We went on this fun day trip up a mountain recently on a ski lift. We've also been blessed to go to an indoor water park earlier this year and will head to Maine for a weekend soon. These trips are special because Dan is coming with us. Some people don't know that many of the adventures I've taken have been just me and the kids...and sometimes my parents. Dan's work schedule with two jobs including his own business make it difficult to get away. We've not been away for a week's vacation for over a year, all together. We have to catch these times whenever we can.
Sometimes online, on a Sunday after I was scheduled to sing and had a wonderful time at church, I will post messages and thank people and gush about the church services that morning or people will write to me and we all have a wonderful time encouraging each other. There is nothing so wrong about this. I DO feel incredibly blessed to serve with such a great group of people. I love to sing and share my gift with God and others. But for every time I write and gush and thank others and say thanks in return, there are a hundred insecurities I've had to fight that day, that morning, that week. I know I'm not a professional, and my voice is not top-notch. It's not about performance but still the fight goes on to quell the voice that says you were too this or not enough that or will never be able to do this or that.

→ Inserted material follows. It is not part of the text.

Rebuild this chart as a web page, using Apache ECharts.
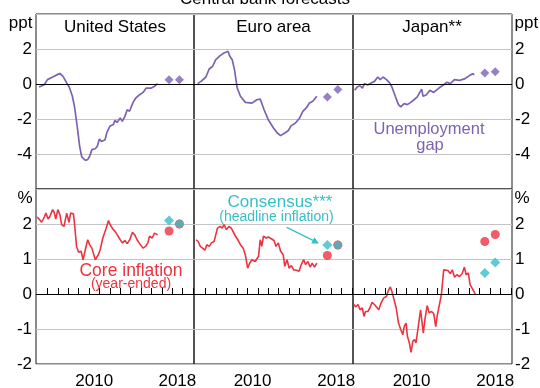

You can't be honest about insecurity, online. You risk sounding like a downer, or that you're fishing for compliments. But sometimes, for others' sake, we NEED to be.
And this picture -- Anna's first day of homeschooling. Doesn't her hair look cool? She is all smiles and I posted about how this was a first day home treat, and it was. It was also a I'm not sure what I'm doing and I don't want my teen to hate me treat. Three weeks in, she likes homeschooling -- kind of. There are things she misses and there are things I don't know how to change or improve for her. There are friends out there she hasn't found yet and I just keep praying they're found. In the picture, she is smiling, and in my posts, I am speaking of the bright side...but this was a hard, hard summer full of many tears. This has been a time of fighting regrets, praying for wisdom, choosing faith versus fear, and letting go of control.
I know this is how it is for everyone. There is the post; the tweet. There is the story that can't be summed up in a paragraph or captured by a picture. There is the hurt you share with those you love in real life, carefully concealed from this virtual world not unlike a magazine where everything is glossier and shinier and summed up succinctly.
Our lives are messy, and I'm not saying anything we don't already know. But sometimes, that's the side we need to show.